Part 3 - Modular design
  • PROPS will feature a well-documented plug-in API to encourage development of third party add-ons.
  • A 'plug-in exchange' download area will be operated to encourage PROPS users to share plug-ins.
  • The plug-in API should allow new template tags, admin screens, and possibly database tables to be added.
  • Plug-in installation should involve more or less just unpacking a tarball into the plug-ins directory.
Part 4 - From the reader's perspective
  • Readers will be able to access content in HTML or WAP/WML format. Use of XML/XSLT will allow delivery in other formats as standards develop. (Note: we're currently not using XSLT, but it should not be hard to adapt the software to use it in the future if any benefits to doing so become obvious)
  • Readers will be able to view a printable version of all stories, or email a story to a friend. XSLT will also be used to generate these versions.
  • Readers will be able to perform advanced keyword searches on archives. Archives will be free, however if someone wants to add paid archives capabilities, we'll let you.
  • All pages will be presented as static URLs, so that 'spider' type search engines may crawl and index stories. This should be a configuration option, since access to the Apache config file is required to enable this.
Part 5 - From the site designer's perspective
  • A strict separation of design and content will be maintained. It should be easy for graphic designers to produce site-wide and single-use templates. Templates will be tag-based, and may be created using standard tools like Dreamweaver, GoLive, or BBEdit.
  • Designer should have some control over the way photos are processed and presented.
Part 6 - From the editor's perspective
  • The content management screens will have an intuitive and consistent end user interface.
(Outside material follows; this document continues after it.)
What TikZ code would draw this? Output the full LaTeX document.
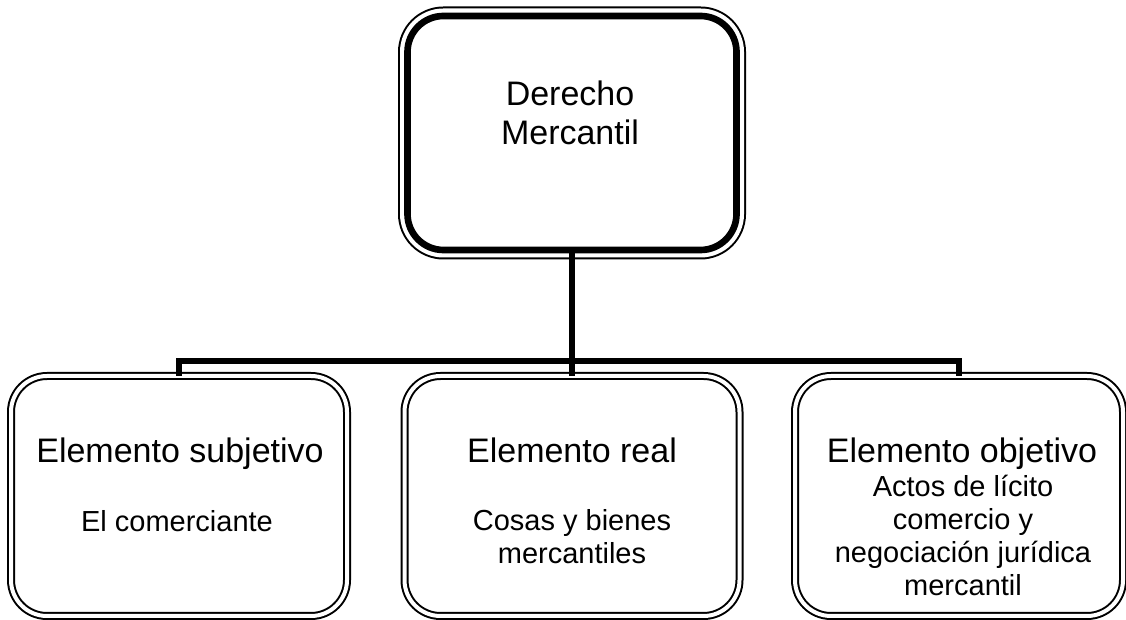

Style guidelines will be written to ensure that 3rd-party plug-ins are consistent with the core system's user interface.
  • Multiple users will be supported through ACLs or user/group privileges.
  • Editors will have access to a 'web desk' screen listing new stories from external feeds, and stories that have been assigned to them by another editor.
  • In addition to editing stories from the wire, editors will be able to enter stories into the database using web-based forms.
  • Stories may be scheduled to publish on a future date.
  • Photos will flow into the web desk from external feeds/interfaces, and may be assigned to stories.
Part 7 - Advanced syndication capabilities
  • PROPS will support the News Industry Text Format
  • PROPS will speak XML for both import and export, allowing syndication in both directions, and enabling PROPS sites to participate in news networks.
  • Initially, PROPS will support the popular Netscape RSS standard for syndication of headlines to other sites.
Part 8 - Performance, scalability and portability
  • PROPS is targeted at mid-sized publishers serving fewer than one million page views daily.
  • It should be possible to scale PROPS pretty linearly to increase capacity, by deploying additional front-end web servers behind a traffic director, separate image servers, etc.
  • During development we'll evaluate different ways to accelerate PROPS, including dynamic generation of static HTML, and use of the Zend or APC accelerators for PHP.
  • PROPS is being developed under MySQL, but database calls will be abstracted so we can add support for additional databases in the future (PostgreSQL and Oracle come to mind)
  • Reference platform for development is Linux 2.4 with Apache 1.3.x, MySQL 3.23 and PHP 4.05. PHP3 will not be supported. We intend to make sure PROPS will run on other Unix platforms. NT/W2K/IIS support is dependent on whether we get requests for that, and more importantly, patches and development help.